“The Least Understood Of The Great Modernists”

Adam Plunkett awards that honor to Robert Frost, “despite the aspects of his work that children can understand easily”:

His work tends not to challenge us in the ways that we have come to expect from good poetry. His famously intricate forms are often rather easy to spell out, as are his less famous allusions (Romantic poets, Emerson, Shakespeare, Dante, Virgil, Catullus, Plato, Swedenborg, Darwin). His singular achievement in meter – what he called “the sound of sense”was such an achievement precisely because he could convey a wide range of emotions by sentence sounds alone, even when we haven’t made sense of them. He was no great student of philosophy or history or politics, and most of his abstract ideas, almost all about poetry, are right there in the Collected Prose or the poems.

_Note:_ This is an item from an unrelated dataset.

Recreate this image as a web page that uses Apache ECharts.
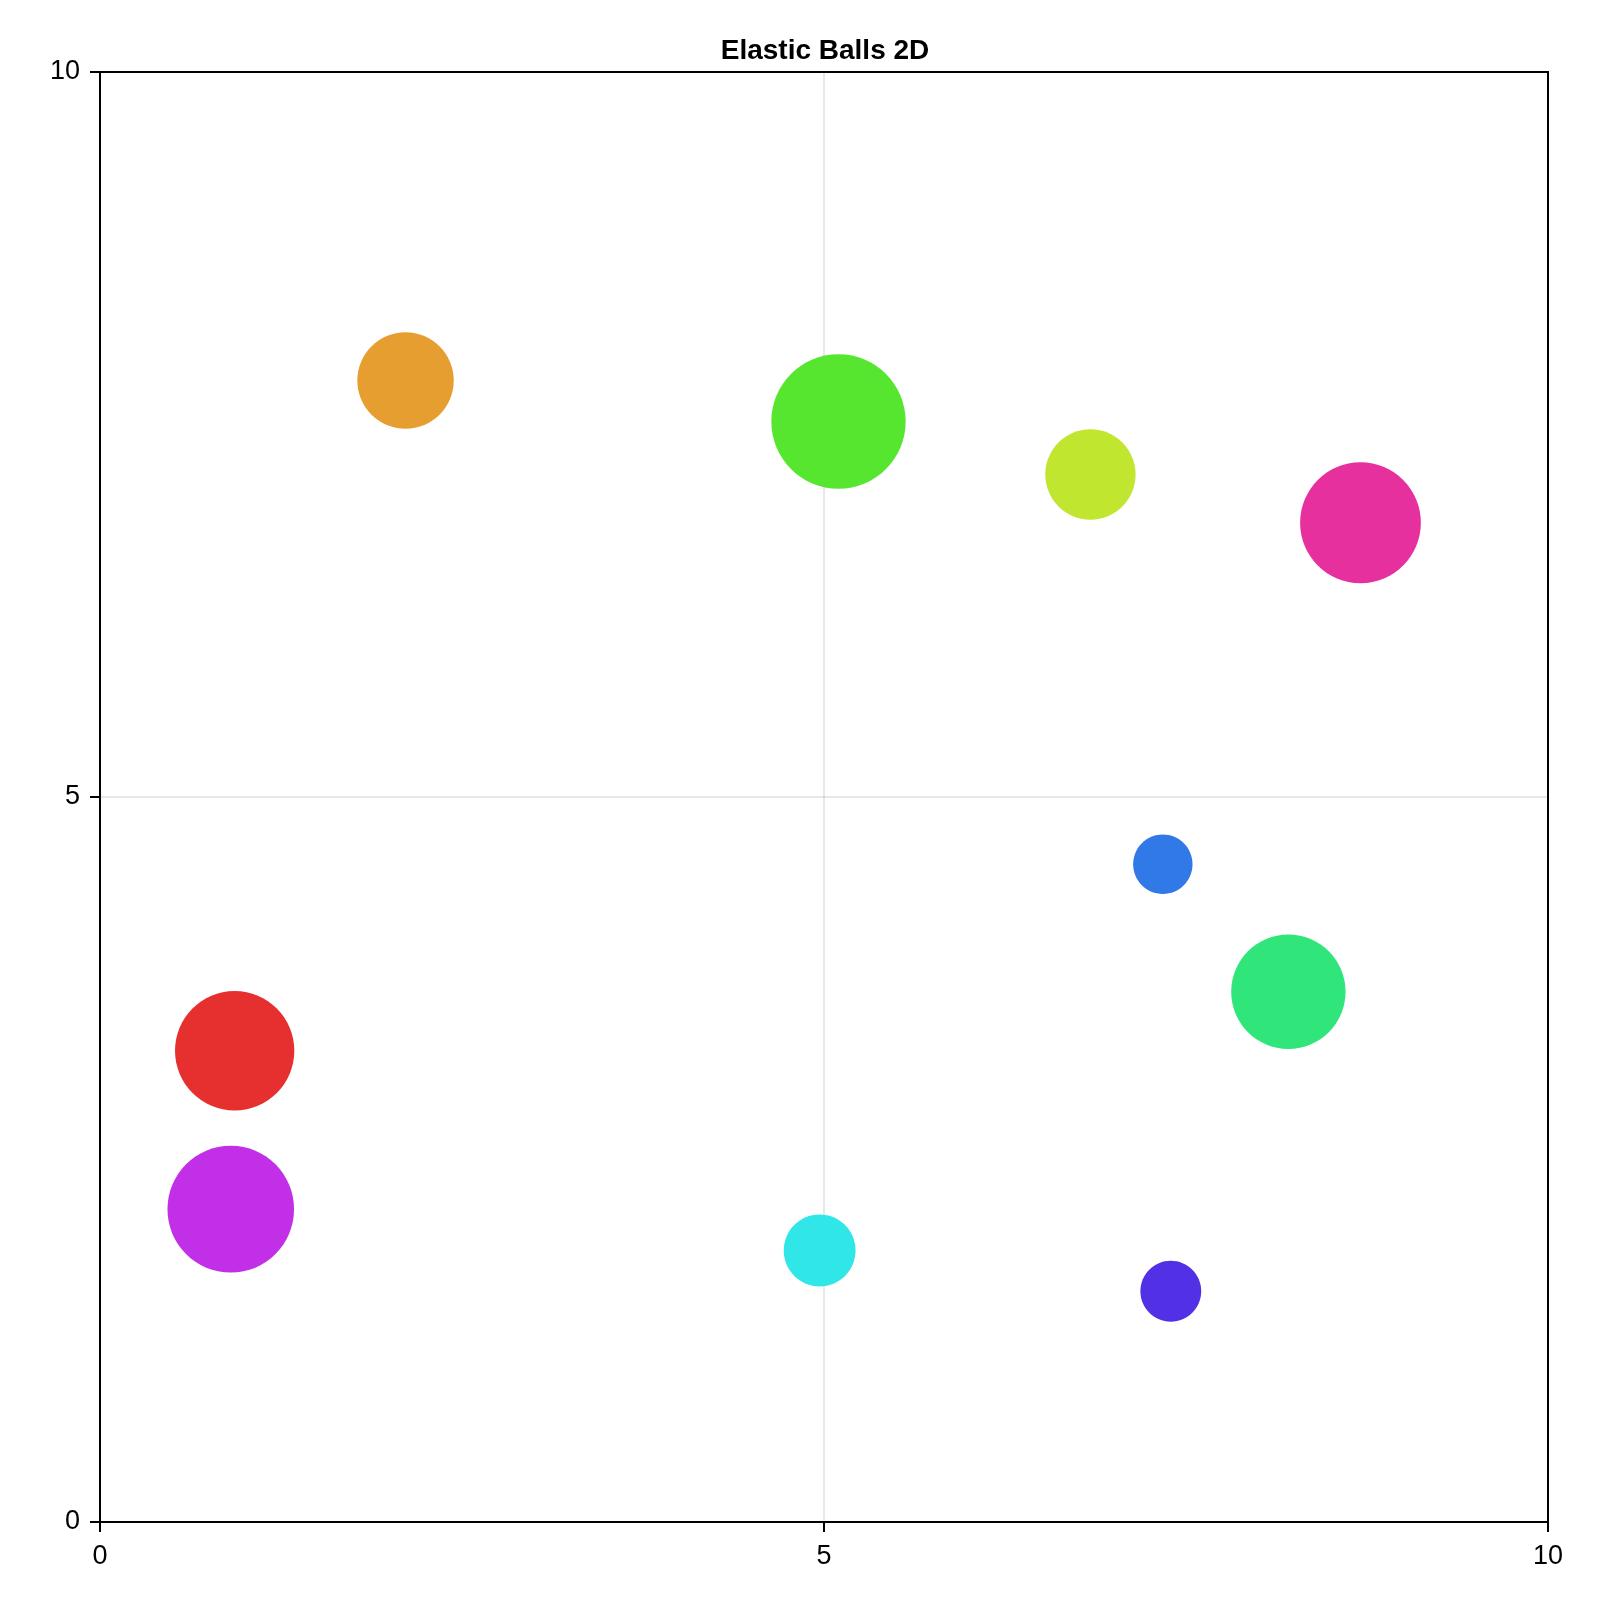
<!DOCTYPE html>
<html>
<head>
<meta charset="utf-8">
<script src="https://cdn.jsdelivr.net/npm/echarts@6/dist/echarts.min.js"></script>
<style>
html,body{margin:0;padding:0;background:#fff;}
#chart{width:1600px;height:1600px;}
</style>
</head>
<body>
<div id="chart"></div>
<script>
const ballX = [2.11, 5.10, 6.84, 8.705, 7.34, 8.207, 0.93, 0.903, 4.97, 7.395];
const ballY = [7.872, 7.59, 7.224, 6.891, 4.536, 3.657, 3.25, 2.157, 1.872, 1.591];
const ballR = [0.333, 0.464, 0.312, 0.417, 0.205, 0.395, 0.412, 0.437, 0.248, 0.21];
const ballColors = ['#E69E30', '#56E630', '#C1E630', '#E6309E', '#3079E6', '#30E67B', '#E63030', '#C130E6', '#30E6E6', '#5230E6'];
const xTicks = [0, 5, 10];
const yTicks = [0, 5, 10];
const titleText = 'Elastic Balls 2D';

const data = ballX.map((x, i) => [x, ballY[i], ballR[i], i]);
const font = '"Liberation Sans", Arial, Helvetica, sans-serif';

const chart = echarts.init(document.getElementById('chart'), null, {renderer: 'canvas'});
chart.setOption({
  animation: false,
  backgroundColor: '#fff',
  title: {
    text: titleText,
    left: 820, top: 32, textAlign: 'center',
    textStyle: {fontFamily: font, fontWeight: 'bold', fontSize: 28, color: '#000'}
  },
  grid: {
    left: 100, top: 72, right: 52, bottom: 78,
    show: true, borderColor: '#000', borderWidth: 2, backgroundColor: 'transparent'
  },
  xAxis: {
    type: 'value', min: 0, max: 10, interval: 5,
    axisLine: {show: true, onZero: false, lineStyle: {color: '#000', width: 2}},
    axisTick: {show: true, length: 10, lineStyle: {color: '#000', width: 2}},
    axisLabel: {margin: 21, fontFamily: font, fontSize: 27, color: '#000',
      formatter: v => xTicks.includes(v) ? String(v) : ''},
    splitLine: {show: true, lineStyle: {color: 'rgba(0,0,0,0.12)', width: 1.5}}
  },
  yAxis: {
    type: 'value', min: 0, max: 10, interval: 5,
    axisLine: {show: true, onZero: false, lineStyle: {color: '#000', width: 2}},
    axisTick: {show: true, length: 10, lineStyle: {color: '#000', width: 2}},
    axisLabel: {margin: 20, fontFamily: font, fontSize: 27, color: '#000',
      formatter: v => yTicks.includes(v) ? String(v) : ''},
    splitLine: {show: true, lineStyle: {color: 'rgba(0,0,0,0.12)', width: 1.5}}
  },
  series: [{
    type: 'custom',
    coordinateSystem: 'cartesian2d',
    data: data,
    clip: true,
    renderItem: function (params, api) {
      const c = api.coord([api.value(0), api.value(1)]);
      const s = api.size([api.value(2), api.value(2)]);
      return {
        type: 'ellipse',
        shape: {cx: c[0], cy: c[1], rx: s[0], ry: s[1]},
        style: {fill: ballColors[api.value(3)]}
      };
    }
  }]
});
</script>
</body>
</html>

The challenge, then, is the lack of challenge: that we experience the poems with more depth than we can usually comprehend. In this we are uncannily like the people in his poems walking past forests or down country roads or finding other sights that entrance them, who know that they reflexively project their desires and fears onto what they see even though they can’t help themselves. No matter how false their projections, their experience of them is as real and as intricate as that of what they see (and as that of their own theories and doubts). To read Frost is to feel his characters’ inner conflicts and to feel as conflicted as his characters, who are all too often lost in themselves. So the critic is tasked with the slippery business of tracing her patterns of feeling and thought back to the source without leaving too much of herself or, like most critics, too little.